2. Applicability of Rule 5(b) of the First Schedule to the Income-tax Act, 1961.
3. Jurisdiction of the court to consider new arguments not raised before the Tribunal.

Detailed Analysis:

1. Entitlement to Deduction of Rs. 52,591:

The primary issue revolves around whether the assessee, a public limited company engaged in general insurance business, is entitled to deduct Rs. 52,591. The assessee had invested in shares of Kapila Textile Mills Ltd. and later sold these shares to Premier Chemical Industries Ltd. Despite the sale, the shares remained registered in the assessee's name. When Kapila Textile Mills Ltd. went into liquidation, the official liquidator demanded the balance call money for the shares, leading to a legal dispute. The court ordered the assessee to pay Rs. 52,591, which was subsequently claimed as a deduction in the 1964-65 assessment year. The Income-tax Officer rejected this claim, classifying it as a capital loss. The Appellate Assistant Commissioner and the Income-tax Appellate Tribunal upheld this decision, leading to the present reference.

2. Applicability of Rule 5(b) of the First Schedule to the Income-tax Act, 1961:

The assessee argued that the deduction should be allowed under Rule 5(b) of the First Schedule to the Income-tax Act, 1961, which pertains to the computation of income for general insurance businesses. Rule 5(b) allows deductions for amounts written off or reserved to meet depreciation or loss on the realization of investments. However, the court found this contention unsound. The court clarified that Rule 5(b) applies to provisions made in anticipation of depreciation or loss, not actual expenditures. Since the assessee's claim was for an actual expenditure and not a provision, Rule 5(b) was deemed inapplicable.

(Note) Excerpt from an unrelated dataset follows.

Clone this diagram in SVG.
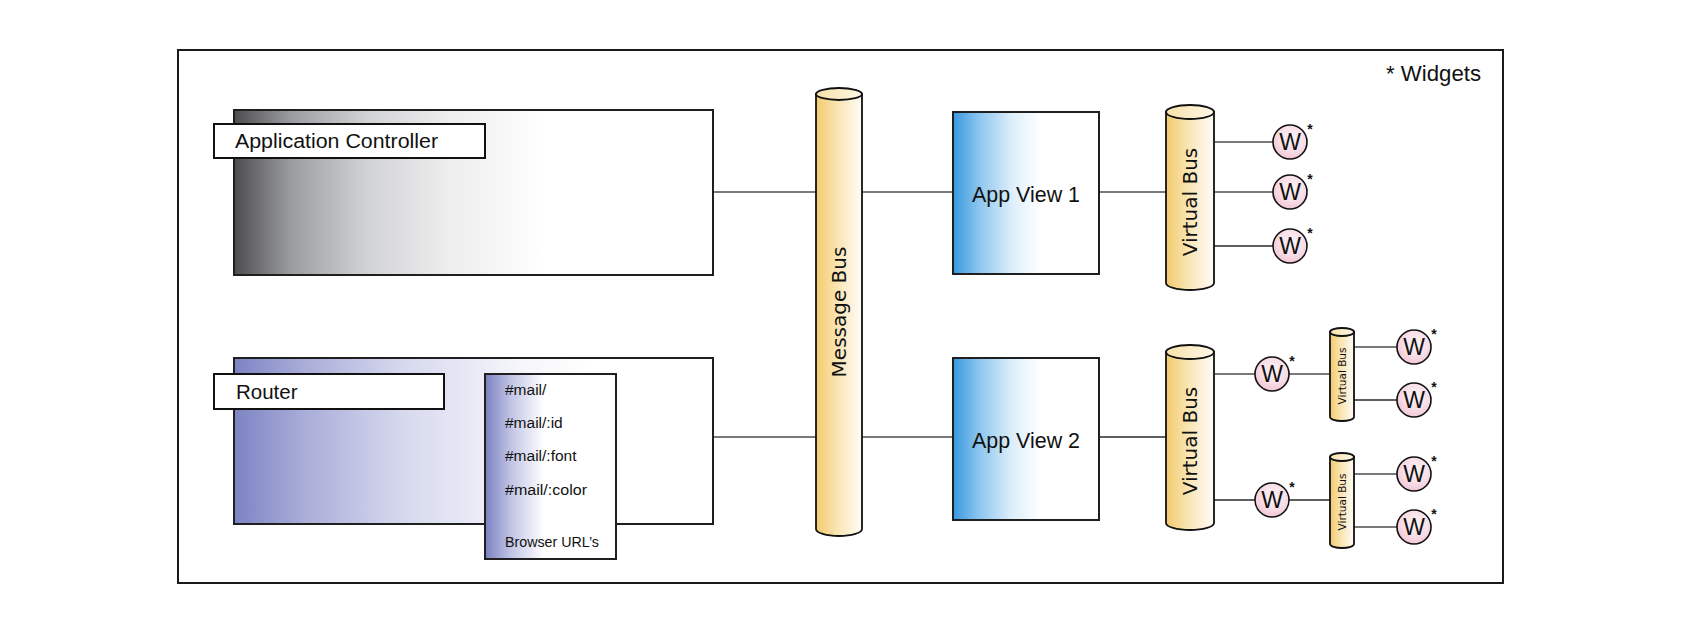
<svg xmlns="http://www.w3.org/2000/svg" width="1684" height="634" viewBox="0 0 1684 634">
<defs>
  <linearGradient id="gGray" x1="0" y1="0" x2="1" y2="0">
    <stop offset="0" stop-color="#4d4d4f"/>
    <stop offset="0.12" stop-color="#9c9da1"/>
    <stop offset="0.28" stop-color="#d2d3d5"/>
    <stop offset="0.45" stop-color="#eeeeef"/>
    <stop offset="0.65" stop-color="#ffffff"/>
  </linearGradient>
  <linearGradient id="gPurple" x1="0" y1="0" x2="1" y2="0">
    <stop offset="0" stop-color="#7d83c3"/>
    <stop offset="0.15" stop-color="#aaaed8"/>
    <stop offset="0.35" stop-color="#d6d8ee"/>
    <stop offset="0.6" stop-color="#f6f6fb"/>
    <stop offset="0.75" stop-color="#ffffff"/>
  </linearGradient>
  <linearGradient id="gPurple2" x1="0" y1="0" x2="1" y2="0">
    <stop offset="0" stop-color="#7a80c2"/>
    <stop offset="0.2" stop-color="#c2c5e5"/>
    <stop offset="0.45" stop-color="#ffffff"/>
  </linearGradient>
  <linearGradient id="gBlue" x1="0" y1="0" x2="1" y2="0">
    <stop offset="0" stop-color="#3898de"/>
    <stop offset="0.18" stop-color="#8cc6ee"/>
    <stop offset="0.4" stop-color="#dceefa"/>
    <stop offset="0.6" stop-color="#ffffff"/>
  </linearGradient>
  <linearGradient id="gBus" x1="0" y1="0" x2="1" y2="0">
    <stop offset="0" stop-color="#f2cb6c"/>
    <stop offset="0.45" stop-color="#f9e4b2"/>
    <stop offset="1" stop-color="#fffdf8"/>
  </linearGradient>
  <linearGradient id="gBusTop" x1="0" y1="0" x2="1" y2="0">
    <stop offset="0" stop-color="#f8e2a8"/>
    <stop offset="1" stop-color="#fff8e8"/>
  </linearGradient>
  <radialGradient id="gW" cx="0.55" cy="0.4" r="0.6">
    <stop offset="0" stop-color="#fdf3f6"/>
    <stop offset="0.6" stop-color="#f8dfe8"/>
    <stop offset="1" stop-color="#f1c6d6"/>
  </radialGradient>
</defs>
<style>
  .frame { fill: #ffffff; stroke: #1a1a1a; stroke-width: 2; }
  .box { stroke: #1f1f1f; stroke-width: 2; }
  .label { fill: #ffffff; stroke: #111111; stroke-width: 2; }
  .txt { font-family: "Liberation Sans", Arial, sans-serif; fill: #111111; }
  .bus { font-family: "DejaVu Sans", Verdana, sans-serif; fill: #111111; }
  .cyl { fill: url(#gBus); stroke: #111111; stroke-width: 1.8; }
  .cyltop { fill: url(#gBusTop); stroke: #111111; stroke-width: 1.8; }
  .wc { fill: url(#gW); stroke: #111111; stroke-width: 1.6; }
  .wt { font-family: "Liberation Sans", Arial, sans-serif; font-size: 23px; fill: #111111; text-anchor: middle; }
  .ast { font-family: "Liberation Sans", Arial, sans-serif; font-size: 14px; font-weight: bold; fill: #111111; text-anchor: middle; }
  .ln { stroke: #7a7a7a; stroke-width: 2; fill: none; }
  .lnd { stroke: #2a2a2a; stroke-width: 1.6; fill: none; }
</style>

<rect class="frame" x="178" y="50" width="1325" height="533"/>
<text class="txt" x="1386" y="81" font-size="22" textLength="95" lengthAdjust="spacingAndGlyphs">* Widgets</text>

<g id="connectors">
  <line class="ln" x1="713" y1="192" x2="817" y2="192"/>
  <line class="ln" x1="713" y1="437" x2="817" y2="437"/>
  <line class="ln" x1="862" y1="192" x2="953" y2="192"/>
  <line class="ln" x1="862" y1="437" x2="953" y2="437"/>
  <line class="ln" x1="1099" y1="192" x2="1166" y2="192"/>
  <line class="lnd" x1="1099" y1="437" x2="1166" y2="437"/>
  <line class="ln" x1="1214" y1="142" x2="1273" y2="142"/>
  <line class="ln" x1="1214" y1="192" x2="1273" y2="192"/>
  <line class="lnd" x1="1214" y1="246" x2="1273" y2="246"/>
  <line class="ln" x1="1214" y1="374" x2="1255" y2="374"/>
  <line class="lnd" x1="1214" y1="500" x2="1255" y2="500"/>
  <line class="ln" x1="1289" y1="374" x2="1330" y2="374"/>
  <line class="lnd" x1="1289" y1="500" x2="1330" y2="500"/>
  <line class="ln" x1="1354" y1="347" x2="1397" y2="347"/>
  <line class="lnd" x1="1354" y1="400" x2="1397" y2="400"/>
  <line class="ln" x1="1354" y1="474" x2="1397" y2="474"/>
  <line class="ln" x1="1354" y1="527" x2="1397" y2="527"/>
</g>

<g id="app-controller">
  <rect class="box" x="234" y="110" width="479" height="165" fill="url(#gGray)"/>
  <rect class="label" x="214" y="124" width="271" height="34"/>
  <text class="txt" x="235" y="148" font-size="20.5" textLength="203" lengthAdjust="spacingAndGlyphs">Application Controller</text>
</g>

<g id="router">
  <rect class="box" x="234" y="358" width="479" height="166" fill="url(#gPurple)"/>
  <rect class="label" x="214" y="374" width="230" height="35"/>
  <text class="txt" x="236" y="399" font-size="20.5">Router</text>
  <g id="browser-urls">
    <rect class="box" x="485" y="374" width="131" height="185" fill="url(#gPurple2)"/>
    <text class="txt" x="505" y="395" font-size="15.5">#mail/</text>
    <text class="txt" x="505" y="428" font-size="15.5">#mail/:id</text>
    <text class="txt" x="505" y="461" font-size="15.5">#mail/:font</text>
    <text class="txt" x="505" y="495" font-size="15.5" textLength="82" lengthAdjust="spacingAndGlyphs">#mail/:color</text>
    <text class="txt" x="505" y="547" font-size="15.5" textLength="94" lengthAdjust="spacingAndGlyphs">Browser URL’s</text>
  </g>
</g>

<g id="message-bus">
  <path class="cyl" d="M816 94 V529 A23 7 0 0 0 862 529 V94 Z"/>
  <ellipse class="cyltop" cx="839" cy="94" rx="23" ry="6"/>
  <text class="bus" font-size="20" text-anchor="middle" transform="translate(846 312) rotate(-90)">Message Bus</text>
</g>

<g id="app-view-1">
  <rect class="box" x="953" y="112" width="146" height="162" fill="url(#gBlue)"/>
  <text class="txt" x="1026" y="202" font-size="21.5" text-anchor="middle" textLength="108" lengthAdjust="spacingAndGlyphs">App View 1</text>
</g>

<g id="app-view-2">
  <rect class="box" x="953" y="358" width="146" height="162" fill="url(#gBlue)"/>
  <text class="txt" x="1026" y="448" font-size="21.5" text-anchor="middle" textLength="108" lengthAdjust="spacingAndGlyphs">App View 2</text>
</g>

<g id="virtual-bus-1">
  <path class="cyl" d="M1166 112 V283 A24 7 0 0 0 1214 283 V112 Z"/>
  <ellipse class="cyltop" cx="1190" cy="112" rx="24" ry="7"/>
  <text class="bus" font-size="20" text-anchor="middle" transform="translate(1197 202) rotate(-90)">Virtual Bus</text>
</g>

<g id="virtual-bus-2">
  <path class="cyl" d="M1166 352 V523 A24 7 0 0 0 1214 523 V352 Z"/>
  <ellipse class="cyltop" cx="1190" cy="352" rx="24" ry="7"/>
  <text class="bus" font-size="20" text-anchor="middle" transform="translate(1197 441) rotate(-90)">Virtual Bus</text>
</g>

<g id="virtual-bus-3">
  <path class="cyl" d="M1330 332 V417 A12 4 0 0 0 1354 417 V332 Z"/>
  <ellipse class="cyltop" cx="1342" cy="332" rx="12" ry="4"/>
  <text class="bus" font-size="10.5" text-anchor="middle" transform="translate(1346 376) rotate(-90)">Virtual Bus</text>
</g>

<g id="virtual-bus-4">
  <path class="cyl" d="M1330 457 V544 A12 4 0 0 0 1354 544 V457 Z"/>
  <ellipse class="cyltop" cx="1342" cy="457" rx="12" ry="4"/>
  <text class="bus" font-size="10.5" text-anchor="middle" transform="translate(1346 502) rotate(-90)">Virtual Bus</text>
</g>

<g id="widget-1"><circle class="wc" cx="1290" cy="142" r="17"/><text class="wt" x="1290" y="150">W</text><text class="ast" x="1310" y="134">*</text></g>
<g id="widget-2"><circle class="wc" cx="1290" cy="192" r="17"/><text class="wt" x="1290" y="200">W</text><text class="ast" x="1310" y="184">*</text></g>
<g id="widget-3"><circle class="wc" cx="1290" cy="246" r="17"/><text class="wt" x="1290" y="254">W</text><text class="ast" x="1310" y="238">*</text></g>
<g id="widget-4"><circle class="wc" cx="1272" cy="374" r="17"/><text class="wt" x="1272" y="382">W</text><text class="ast" x="1292" y="366">*</text></g>
<g id="widget-5"><circle class="wc" cx="1272" cy="500" r="17"/><text class="wt" x="1272" y="508">W</text><text class="ast" x="1292" y="492">*</text></g>
<g id="widget-6"><circle class="wc" cx="1414" cy="347" r="17"/><text class="wt" x="1414" y="355">W</text><text class="ast" x="1434" y="339">*</text></g>
<g id="widget-7"><circle class="wc" cx="1414" cy="400" r="17"/><text class="wt" x="1414" y="408">W</text><text class="ast" x="1434" y="392">*</text></g>
<g id="widget-8"><circle class="wc" cx="1414" cy="474" r="17"/><text class="wt" x="1414" y="482">W</text><text class="ast" x="1434" y="466">*</text></g>
<g id="widget-9"><circle class="wc" cx="1414" cy="527" r="17"/><text class="wt" x="1414" y="535">W</text><text class="ast" x="1434" y="519">*</text></g>
</svg>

3. Jurisdiction of the Court to Consider New Arguments:

The court also addressed whether it could consider new arguments not raised before the Tribunal. The assessee's counsel attempted to argue that the balance of profit disclosed in the annual accounts, which included the Rs. 52,591 as a loss, should not be tampered with by the Income-tax authorities. However, this argument was not raised before the Tribunal. Citing the Supreme Court's decision in Commissioner of Income-tax v. Scindia Steam Navigation Co. Ltd., the court emphasized that only questions raised or decided by the Tribunal could be considered. Since the assessee had only argued based on Rule 5(b) before the Tribunal, the court held that it could not entertain new arguments. The court also referenced other Supreme Court decisions to support this limitation on its jurisdiction.

Conclusion:

The court concluded that the assessee's claim for deduction under Rule 5(b) was invalid as the rule did not apply to actual expenditures but only to provisions for anticipated depreciation or loss. Additionally, the court could not consider new arguments not raised before the Tribunal. Consequently, the question referred to the court was answered in the affirmative and against the assessee, with no order as to costs.